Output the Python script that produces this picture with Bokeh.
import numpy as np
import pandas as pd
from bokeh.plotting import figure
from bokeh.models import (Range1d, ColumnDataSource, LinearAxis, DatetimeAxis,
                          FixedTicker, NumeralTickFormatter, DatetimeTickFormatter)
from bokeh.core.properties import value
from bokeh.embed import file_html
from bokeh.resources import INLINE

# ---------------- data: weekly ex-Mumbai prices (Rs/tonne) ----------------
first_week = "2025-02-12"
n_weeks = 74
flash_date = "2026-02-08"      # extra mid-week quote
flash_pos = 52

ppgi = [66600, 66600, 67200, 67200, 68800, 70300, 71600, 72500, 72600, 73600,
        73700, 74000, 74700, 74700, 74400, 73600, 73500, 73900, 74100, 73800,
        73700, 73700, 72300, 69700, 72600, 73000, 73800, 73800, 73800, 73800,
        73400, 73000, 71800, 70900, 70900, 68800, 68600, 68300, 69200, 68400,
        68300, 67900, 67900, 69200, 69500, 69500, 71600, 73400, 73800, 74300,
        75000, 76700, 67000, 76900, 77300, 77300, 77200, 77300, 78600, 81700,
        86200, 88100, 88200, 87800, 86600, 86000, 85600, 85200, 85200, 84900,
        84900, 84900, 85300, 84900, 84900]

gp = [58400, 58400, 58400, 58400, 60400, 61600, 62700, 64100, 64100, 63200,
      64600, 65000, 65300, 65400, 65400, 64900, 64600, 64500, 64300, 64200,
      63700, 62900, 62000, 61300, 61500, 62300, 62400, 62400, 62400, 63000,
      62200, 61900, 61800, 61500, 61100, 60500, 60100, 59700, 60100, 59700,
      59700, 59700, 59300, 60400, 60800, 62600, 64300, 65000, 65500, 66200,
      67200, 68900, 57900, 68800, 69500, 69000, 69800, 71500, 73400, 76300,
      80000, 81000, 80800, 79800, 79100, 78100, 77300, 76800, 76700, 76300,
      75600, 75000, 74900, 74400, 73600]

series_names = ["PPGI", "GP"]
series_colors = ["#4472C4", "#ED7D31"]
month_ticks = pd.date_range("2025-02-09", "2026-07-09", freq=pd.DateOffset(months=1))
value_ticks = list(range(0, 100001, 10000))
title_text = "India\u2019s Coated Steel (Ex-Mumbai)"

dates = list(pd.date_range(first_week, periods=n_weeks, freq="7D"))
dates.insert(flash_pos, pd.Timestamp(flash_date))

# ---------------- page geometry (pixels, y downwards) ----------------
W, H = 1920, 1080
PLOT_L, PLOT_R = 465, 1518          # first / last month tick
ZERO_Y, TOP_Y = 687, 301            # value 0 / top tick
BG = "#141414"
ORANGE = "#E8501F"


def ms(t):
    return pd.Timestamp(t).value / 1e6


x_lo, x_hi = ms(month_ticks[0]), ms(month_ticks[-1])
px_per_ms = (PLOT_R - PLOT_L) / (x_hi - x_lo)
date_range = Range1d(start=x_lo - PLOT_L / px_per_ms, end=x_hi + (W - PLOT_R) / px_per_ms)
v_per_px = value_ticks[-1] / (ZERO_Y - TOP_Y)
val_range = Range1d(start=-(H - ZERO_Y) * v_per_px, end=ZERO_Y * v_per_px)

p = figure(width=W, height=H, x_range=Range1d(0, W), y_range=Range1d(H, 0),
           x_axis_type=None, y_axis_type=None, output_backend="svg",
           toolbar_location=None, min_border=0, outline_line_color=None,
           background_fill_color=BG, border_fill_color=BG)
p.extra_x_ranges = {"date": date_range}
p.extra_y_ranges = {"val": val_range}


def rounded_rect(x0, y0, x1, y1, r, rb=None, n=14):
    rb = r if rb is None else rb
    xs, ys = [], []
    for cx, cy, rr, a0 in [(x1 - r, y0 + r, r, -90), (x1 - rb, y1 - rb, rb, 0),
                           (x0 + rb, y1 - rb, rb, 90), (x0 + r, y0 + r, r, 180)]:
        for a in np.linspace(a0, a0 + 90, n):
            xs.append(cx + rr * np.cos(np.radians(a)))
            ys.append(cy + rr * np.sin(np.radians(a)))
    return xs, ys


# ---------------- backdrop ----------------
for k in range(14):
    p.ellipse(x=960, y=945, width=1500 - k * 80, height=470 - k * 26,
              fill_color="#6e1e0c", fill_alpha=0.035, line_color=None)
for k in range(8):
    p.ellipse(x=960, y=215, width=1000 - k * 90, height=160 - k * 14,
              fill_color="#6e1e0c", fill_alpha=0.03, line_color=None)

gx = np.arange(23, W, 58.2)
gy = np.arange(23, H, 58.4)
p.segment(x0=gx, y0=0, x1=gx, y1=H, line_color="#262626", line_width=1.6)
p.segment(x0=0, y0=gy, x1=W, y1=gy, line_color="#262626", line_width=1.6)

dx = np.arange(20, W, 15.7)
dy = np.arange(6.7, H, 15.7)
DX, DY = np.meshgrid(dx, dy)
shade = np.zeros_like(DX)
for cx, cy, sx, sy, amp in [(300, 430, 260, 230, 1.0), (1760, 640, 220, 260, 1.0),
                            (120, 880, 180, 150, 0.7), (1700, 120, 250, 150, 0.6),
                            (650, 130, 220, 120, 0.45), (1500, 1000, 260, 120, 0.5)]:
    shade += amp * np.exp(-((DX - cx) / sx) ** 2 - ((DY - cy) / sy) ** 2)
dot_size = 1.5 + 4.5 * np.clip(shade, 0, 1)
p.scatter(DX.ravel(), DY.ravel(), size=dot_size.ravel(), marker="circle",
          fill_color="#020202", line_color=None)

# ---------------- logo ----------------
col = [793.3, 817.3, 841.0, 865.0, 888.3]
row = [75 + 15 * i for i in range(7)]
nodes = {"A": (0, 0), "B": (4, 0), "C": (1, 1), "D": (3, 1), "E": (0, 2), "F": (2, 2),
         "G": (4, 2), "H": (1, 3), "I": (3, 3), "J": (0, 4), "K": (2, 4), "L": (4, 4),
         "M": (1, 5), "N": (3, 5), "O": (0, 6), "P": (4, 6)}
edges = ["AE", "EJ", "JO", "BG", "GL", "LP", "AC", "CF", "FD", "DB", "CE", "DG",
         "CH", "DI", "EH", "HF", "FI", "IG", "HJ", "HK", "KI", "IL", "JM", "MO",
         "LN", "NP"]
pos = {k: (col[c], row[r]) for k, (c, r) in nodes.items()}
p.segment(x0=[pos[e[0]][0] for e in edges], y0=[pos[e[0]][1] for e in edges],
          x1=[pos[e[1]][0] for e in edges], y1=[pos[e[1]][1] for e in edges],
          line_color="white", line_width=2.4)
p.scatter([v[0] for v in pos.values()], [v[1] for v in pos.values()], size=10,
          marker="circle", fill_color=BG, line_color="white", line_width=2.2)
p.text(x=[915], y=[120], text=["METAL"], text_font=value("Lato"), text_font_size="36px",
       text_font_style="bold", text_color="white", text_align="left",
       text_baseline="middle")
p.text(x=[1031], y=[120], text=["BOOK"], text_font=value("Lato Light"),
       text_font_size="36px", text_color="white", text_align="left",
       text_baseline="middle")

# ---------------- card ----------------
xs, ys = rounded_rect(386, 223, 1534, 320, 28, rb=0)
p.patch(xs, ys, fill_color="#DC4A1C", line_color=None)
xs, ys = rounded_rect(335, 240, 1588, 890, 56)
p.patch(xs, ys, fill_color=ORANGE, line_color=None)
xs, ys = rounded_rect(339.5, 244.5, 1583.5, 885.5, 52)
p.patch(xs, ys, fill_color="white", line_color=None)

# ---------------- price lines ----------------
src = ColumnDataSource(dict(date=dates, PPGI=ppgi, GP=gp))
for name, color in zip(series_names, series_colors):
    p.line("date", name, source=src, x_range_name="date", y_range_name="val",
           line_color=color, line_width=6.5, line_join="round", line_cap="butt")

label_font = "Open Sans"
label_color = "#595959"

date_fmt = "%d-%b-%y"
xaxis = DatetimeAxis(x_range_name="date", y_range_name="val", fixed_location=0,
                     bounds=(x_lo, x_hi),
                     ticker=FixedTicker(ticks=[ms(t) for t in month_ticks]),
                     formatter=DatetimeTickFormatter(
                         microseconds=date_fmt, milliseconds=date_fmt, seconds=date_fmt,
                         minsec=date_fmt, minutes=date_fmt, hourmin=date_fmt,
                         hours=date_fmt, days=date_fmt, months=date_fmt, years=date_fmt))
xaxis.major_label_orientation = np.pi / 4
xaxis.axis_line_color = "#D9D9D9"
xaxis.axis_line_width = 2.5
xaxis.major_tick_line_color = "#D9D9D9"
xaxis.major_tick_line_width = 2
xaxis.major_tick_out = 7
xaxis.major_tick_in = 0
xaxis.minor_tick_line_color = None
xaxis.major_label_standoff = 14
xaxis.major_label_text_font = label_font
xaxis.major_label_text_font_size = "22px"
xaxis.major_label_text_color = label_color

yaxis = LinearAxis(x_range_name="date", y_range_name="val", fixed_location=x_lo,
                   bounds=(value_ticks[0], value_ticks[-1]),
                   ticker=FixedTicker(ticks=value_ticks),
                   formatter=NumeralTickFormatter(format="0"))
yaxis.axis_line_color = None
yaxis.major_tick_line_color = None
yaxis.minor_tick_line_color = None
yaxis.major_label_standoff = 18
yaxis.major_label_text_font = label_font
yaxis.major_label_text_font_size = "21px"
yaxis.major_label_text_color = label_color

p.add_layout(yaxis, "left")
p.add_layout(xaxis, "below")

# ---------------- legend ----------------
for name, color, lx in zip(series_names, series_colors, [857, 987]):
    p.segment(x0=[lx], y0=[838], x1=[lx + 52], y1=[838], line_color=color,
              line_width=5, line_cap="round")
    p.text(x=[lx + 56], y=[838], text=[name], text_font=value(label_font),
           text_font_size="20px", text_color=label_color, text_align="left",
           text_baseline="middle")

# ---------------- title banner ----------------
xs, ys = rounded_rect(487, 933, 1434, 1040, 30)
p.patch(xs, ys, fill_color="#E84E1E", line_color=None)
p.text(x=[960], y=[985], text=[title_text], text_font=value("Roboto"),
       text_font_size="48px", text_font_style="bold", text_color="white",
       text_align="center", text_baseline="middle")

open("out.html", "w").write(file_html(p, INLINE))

-=-=-

SHORT TASK >> Restate word for word only the lines running from the beginning of the data to the line holding "dates.insert(flash_pos, pd.Timestamp(flash_date))", both included.

CORRECT OUTPUT >>
Output the Python script that produces this picture with Bokeh.
import numpy as np
import pandas as pd
from bokeh.plotting import figure
from bokeh.models import (Range1d, ColumnDataSource, LinearAxis, DatetimeAxis,
                          FixedTicker, NumeralTickFormatter, DatetimeTickFormatter)
from bokeh.core.properties import value
from bokeh.embed import file_html
from bokeh.resources import INLINE

# ---------------- data: weekly ex-Mumbai prices (Rs/tonne) ----------------
first_week = "2025-02-12"
n_weeks = 74
flash_date = "2026-02-08"      # extra mid-week quote
flash_pos = 52

ppgi = [66600, 66600, 67200, 67200, 68800, 70300, 71600, 72500, 72600, 73600,
        73700, 74000, 74700, 74700, 74400, 73600, 73500, 73900, 74100, 73800,
        73700, 73700, 72300, 69700, 72600, 73000, 73800, 73800, 73800, 73800,
        73400, 73000, 71800, 70900, 70900, 68800, 68600, 68300, 69200, 68400,
        68300, 67900, 67900, 69200, 69500, 69500, 71600, 73400, 73800, 74300,
        75000, 76700, 67000, 76900, 77300, 77300, 77200, 77300, 78600, 81700,
        86200, 88100, 88200, 87800, 86600, 86000, 85600, 85200, 85200, 84900,
        84900, 84900, 85300, 84900, 84900]

gp = [58400, 58400, 58400, 58400, 60400, 61600, 62700, 64100, 64100, 63200,
      64600, 65000, 65300, 65400, 65400, 64900, 64600, 64500, 64300, 64200,
      63700, 62900, 62000, 61300, 61500, 62300, 62400, 62400, 62400, 63000,
      62200, 61900, 61800, 61500, 61100, 60500, 60100, 59700, 60100, 59700,
      59700, 59700, 59300, 60400, 60800, 62600, 64300, 65000, 65500, 66200,
      67200, 68900, 57900, 68800, 69500, 69000, 69800, 71500, 73400, 76300,
      80000, 81000, 80800, 79800, 79100, 78100, 77300, 76800, 76700, 76300,
      75600, 75000, 74900, 74400, 73600]

series_names = ["PPGI", "GP"]
series_colors = ["#4472C4", "#ED7D31"]
month_ticks = pd.date_range("2025-02-09", "2026-07-09", freq=pd.DateOffset(months=1))
value_ticks = list(range(0, 100001, 10000))
title_text = "India\u2019s Coated Steel (Ex-Mumbai)"

dates = list(pd.date_range(first_week, periods=n_weeks, freq="7D"))
dates.insert(flash_pos, pd.Timestamp(flash_date))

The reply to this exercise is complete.